→ Data records
- - - - -

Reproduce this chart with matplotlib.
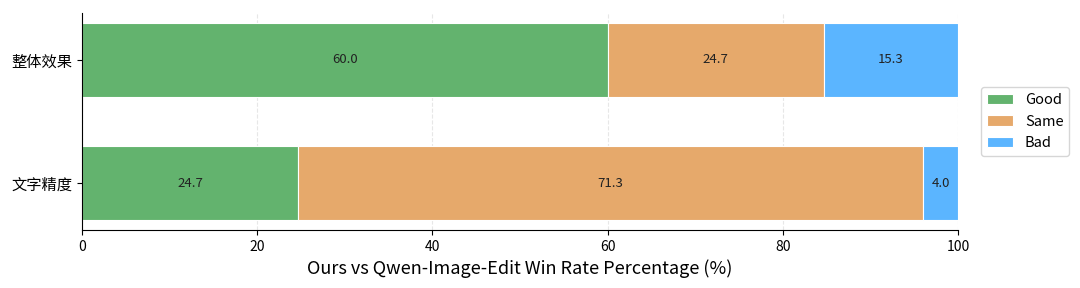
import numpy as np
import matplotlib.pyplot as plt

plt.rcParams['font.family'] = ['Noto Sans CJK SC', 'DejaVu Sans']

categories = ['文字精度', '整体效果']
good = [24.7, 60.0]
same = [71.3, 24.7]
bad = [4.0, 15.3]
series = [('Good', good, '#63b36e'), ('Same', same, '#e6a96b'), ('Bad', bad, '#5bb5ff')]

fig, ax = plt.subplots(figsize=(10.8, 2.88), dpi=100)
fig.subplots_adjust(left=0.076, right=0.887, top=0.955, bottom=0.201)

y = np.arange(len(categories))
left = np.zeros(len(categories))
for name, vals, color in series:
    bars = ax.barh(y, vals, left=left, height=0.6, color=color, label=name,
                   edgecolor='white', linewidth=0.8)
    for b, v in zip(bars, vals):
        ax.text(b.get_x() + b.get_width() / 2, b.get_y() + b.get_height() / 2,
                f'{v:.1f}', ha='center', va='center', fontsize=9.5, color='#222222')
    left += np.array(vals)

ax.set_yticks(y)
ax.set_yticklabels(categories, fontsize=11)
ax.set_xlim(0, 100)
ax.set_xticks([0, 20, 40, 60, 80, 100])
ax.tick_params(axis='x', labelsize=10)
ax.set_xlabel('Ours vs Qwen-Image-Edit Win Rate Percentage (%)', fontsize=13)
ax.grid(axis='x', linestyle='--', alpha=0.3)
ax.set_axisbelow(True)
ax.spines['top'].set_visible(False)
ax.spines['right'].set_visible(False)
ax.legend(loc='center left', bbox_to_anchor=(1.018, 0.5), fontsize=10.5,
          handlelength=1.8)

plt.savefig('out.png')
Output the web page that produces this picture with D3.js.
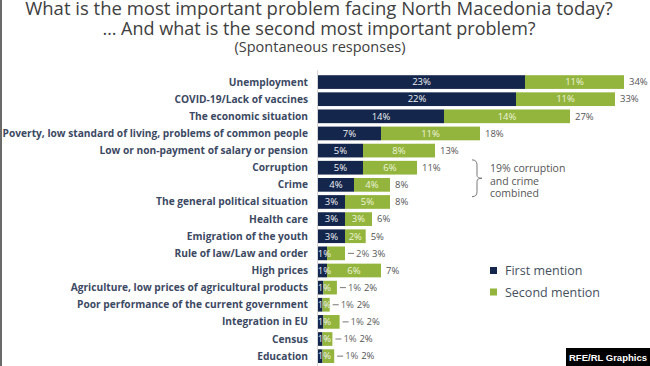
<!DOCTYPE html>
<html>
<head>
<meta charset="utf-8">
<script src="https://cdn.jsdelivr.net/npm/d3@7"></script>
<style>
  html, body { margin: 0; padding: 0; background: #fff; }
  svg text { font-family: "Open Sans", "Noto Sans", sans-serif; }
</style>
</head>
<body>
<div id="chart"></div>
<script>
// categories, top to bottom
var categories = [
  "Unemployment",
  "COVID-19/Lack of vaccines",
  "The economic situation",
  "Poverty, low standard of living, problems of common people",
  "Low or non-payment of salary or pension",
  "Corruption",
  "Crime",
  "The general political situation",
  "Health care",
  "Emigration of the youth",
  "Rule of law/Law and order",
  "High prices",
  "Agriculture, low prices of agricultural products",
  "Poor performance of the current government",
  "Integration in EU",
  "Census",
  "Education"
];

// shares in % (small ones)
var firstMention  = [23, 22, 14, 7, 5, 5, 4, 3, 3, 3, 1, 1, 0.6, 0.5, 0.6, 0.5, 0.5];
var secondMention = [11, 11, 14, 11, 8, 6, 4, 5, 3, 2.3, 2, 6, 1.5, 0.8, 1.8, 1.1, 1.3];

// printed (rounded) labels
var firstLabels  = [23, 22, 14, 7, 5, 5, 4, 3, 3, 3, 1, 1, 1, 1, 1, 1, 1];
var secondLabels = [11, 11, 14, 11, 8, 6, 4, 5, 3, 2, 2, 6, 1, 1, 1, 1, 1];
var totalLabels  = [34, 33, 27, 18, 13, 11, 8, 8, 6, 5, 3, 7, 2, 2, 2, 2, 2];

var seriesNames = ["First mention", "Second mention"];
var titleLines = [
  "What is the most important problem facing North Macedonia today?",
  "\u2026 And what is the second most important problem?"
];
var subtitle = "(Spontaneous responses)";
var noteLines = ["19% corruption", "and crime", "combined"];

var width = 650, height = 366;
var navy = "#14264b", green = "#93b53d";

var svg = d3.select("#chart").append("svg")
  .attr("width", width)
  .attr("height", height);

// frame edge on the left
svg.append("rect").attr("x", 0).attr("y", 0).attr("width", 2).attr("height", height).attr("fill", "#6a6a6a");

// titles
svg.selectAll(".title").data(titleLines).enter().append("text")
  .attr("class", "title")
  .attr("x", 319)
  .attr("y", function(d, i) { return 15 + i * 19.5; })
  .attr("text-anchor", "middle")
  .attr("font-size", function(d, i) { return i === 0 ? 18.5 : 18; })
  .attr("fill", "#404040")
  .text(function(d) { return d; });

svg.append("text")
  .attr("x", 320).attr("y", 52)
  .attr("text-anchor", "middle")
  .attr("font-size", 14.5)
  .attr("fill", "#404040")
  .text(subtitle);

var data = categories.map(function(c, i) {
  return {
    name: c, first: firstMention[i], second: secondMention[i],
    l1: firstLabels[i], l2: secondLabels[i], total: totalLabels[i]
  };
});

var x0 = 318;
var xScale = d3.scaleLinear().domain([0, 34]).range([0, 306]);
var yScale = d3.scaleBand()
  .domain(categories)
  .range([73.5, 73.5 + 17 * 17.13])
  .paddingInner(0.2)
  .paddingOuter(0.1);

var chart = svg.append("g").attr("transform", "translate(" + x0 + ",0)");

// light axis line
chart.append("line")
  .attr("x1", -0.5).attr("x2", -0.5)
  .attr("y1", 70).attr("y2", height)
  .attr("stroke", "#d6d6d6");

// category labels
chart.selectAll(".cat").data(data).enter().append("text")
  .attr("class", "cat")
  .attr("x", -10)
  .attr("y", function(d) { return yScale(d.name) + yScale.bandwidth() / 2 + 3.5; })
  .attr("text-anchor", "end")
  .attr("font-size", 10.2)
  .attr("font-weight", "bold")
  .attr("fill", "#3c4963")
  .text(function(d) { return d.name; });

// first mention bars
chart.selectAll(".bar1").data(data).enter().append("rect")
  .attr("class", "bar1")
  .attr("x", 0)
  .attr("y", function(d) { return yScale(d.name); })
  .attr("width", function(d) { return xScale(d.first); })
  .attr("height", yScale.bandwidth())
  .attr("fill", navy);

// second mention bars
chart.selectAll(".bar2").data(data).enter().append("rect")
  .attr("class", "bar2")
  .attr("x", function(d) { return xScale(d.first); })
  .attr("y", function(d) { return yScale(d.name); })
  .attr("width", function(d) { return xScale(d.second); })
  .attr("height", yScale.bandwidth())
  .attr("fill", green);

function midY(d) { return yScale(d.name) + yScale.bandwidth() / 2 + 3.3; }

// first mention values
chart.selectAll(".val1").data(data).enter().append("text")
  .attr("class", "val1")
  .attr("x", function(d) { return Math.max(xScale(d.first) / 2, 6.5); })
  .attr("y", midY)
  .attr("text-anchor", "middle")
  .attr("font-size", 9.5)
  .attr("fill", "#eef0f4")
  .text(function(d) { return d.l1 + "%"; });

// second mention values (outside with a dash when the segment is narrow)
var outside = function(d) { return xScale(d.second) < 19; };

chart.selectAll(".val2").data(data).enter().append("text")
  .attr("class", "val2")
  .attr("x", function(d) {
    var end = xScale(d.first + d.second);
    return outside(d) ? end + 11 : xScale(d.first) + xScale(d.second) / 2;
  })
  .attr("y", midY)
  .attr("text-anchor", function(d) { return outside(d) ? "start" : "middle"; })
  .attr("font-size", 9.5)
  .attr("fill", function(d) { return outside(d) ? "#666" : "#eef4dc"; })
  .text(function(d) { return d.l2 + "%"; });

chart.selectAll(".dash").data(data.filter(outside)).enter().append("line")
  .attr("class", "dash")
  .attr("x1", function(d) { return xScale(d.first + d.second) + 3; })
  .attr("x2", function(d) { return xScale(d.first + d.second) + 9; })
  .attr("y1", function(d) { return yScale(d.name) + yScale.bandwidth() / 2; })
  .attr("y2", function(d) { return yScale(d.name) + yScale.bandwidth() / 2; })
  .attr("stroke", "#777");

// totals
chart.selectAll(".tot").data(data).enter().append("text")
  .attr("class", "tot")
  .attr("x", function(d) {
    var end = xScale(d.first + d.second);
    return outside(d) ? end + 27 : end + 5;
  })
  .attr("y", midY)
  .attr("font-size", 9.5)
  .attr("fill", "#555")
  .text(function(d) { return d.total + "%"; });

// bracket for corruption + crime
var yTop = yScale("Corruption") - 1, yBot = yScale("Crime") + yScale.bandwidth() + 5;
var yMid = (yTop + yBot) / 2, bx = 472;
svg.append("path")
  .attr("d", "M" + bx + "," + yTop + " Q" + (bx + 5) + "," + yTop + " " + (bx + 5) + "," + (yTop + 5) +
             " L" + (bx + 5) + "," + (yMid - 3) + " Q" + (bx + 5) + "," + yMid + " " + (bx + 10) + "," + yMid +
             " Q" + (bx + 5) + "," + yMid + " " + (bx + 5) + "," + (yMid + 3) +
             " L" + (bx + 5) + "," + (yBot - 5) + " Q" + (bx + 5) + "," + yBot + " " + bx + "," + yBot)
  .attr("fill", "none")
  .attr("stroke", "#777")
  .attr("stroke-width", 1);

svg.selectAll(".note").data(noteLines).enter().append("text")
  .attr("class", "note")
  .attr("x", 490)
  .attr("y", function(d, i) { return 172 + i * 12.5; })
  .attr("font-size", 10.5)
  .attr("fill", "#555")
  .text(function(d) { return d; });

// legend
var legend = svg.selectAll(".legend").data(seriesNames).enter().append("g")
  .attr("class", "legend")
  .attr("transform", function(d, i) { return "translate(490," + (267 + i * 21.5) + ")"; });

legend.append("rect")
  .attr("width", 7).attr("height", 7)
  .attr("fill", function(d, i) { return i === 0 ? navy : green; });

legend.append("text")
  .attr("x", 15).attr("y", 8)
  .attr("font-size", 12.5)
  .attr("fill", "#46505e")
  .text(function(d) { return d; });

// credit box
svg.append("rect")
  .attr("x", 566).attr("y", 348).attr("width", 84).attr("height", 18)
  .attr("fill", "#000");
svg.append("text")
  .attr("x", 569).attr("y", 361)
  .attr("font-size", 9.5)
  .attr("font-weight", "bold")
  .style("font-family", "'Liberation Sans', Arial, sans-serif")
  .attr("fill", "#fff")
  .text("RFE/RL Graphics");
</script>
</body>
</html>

- - - - -

→ DIRECTIONS FOR THIS TASK
Skip the pictures and quote each line of the entries above, from the first through the line with "plt.savefig('out.png')", exactly as it appears.

→ RESPONSE BELOW
Reproduce this chart with matplotlib.
import numpy as np
import matplotlib.pyplot as plt

plt.rcParams['font.family'] = ['Noto Sans CJK SC', 'DejaVu Sans']

categories = ['文字精度', '整体效果']
good = [24.7, 60.0]
same = [71.3, 24.7]
bad = [4.0, 15.3]
series = [('Good', good, '#63b36e'), ('Same', same, '#e6a96b'), ('Bad', bad, '#5bb5ff')]

fig, ax = plt.subplots(figsize=(10.8, 2.88), dpi=100)
fig.subplots_adjust(left=0.076, right=0.887, top=0.955, bottom=0.201)

y = np.arange(len(categories))
left = np.zeros(len(categories))
for name, vals, color in series:
    bars = ax.barh(y, vals, left=left, height=0.6, color=color, label=name,
                   edgecolor='white', linewidth=0.8)
    for b, v in zip(bars, vals):
        ax.text(b.get_x() + b.get_width() / 2, b.get_y() + b.get_height() / 2,
                f'{v:.1f}', ha='center', va='center', fontsize=9.5, color='#222222')
    left += np.array(vals)

ax.set_yticks(y)
ax.set_yticklabels(categories, fontsize=11)
ax.set_xlim(0, 100)
ax.set_xticks([0, 20, 40, 60, 80, 100])
ax.tick_params(axis='x', labelsize=10)
ax.set_xlabel('Ours vs Qwen-Image-Edit Win Rate Percentage (%)', fontsize=13)
ax.grid(axis='x', linestyle='--', alpha=0.3)
ax.set_axisbelow(True)
ax.spines['top'].set_visible(False)
ax.spines['right'].set_visible(False)
ax.legend(loc='center left', bbox_to_anchor=(1.018, 0.5), fontsize=10.5,
          handlelength=1.8)

plt.savefig('out.png')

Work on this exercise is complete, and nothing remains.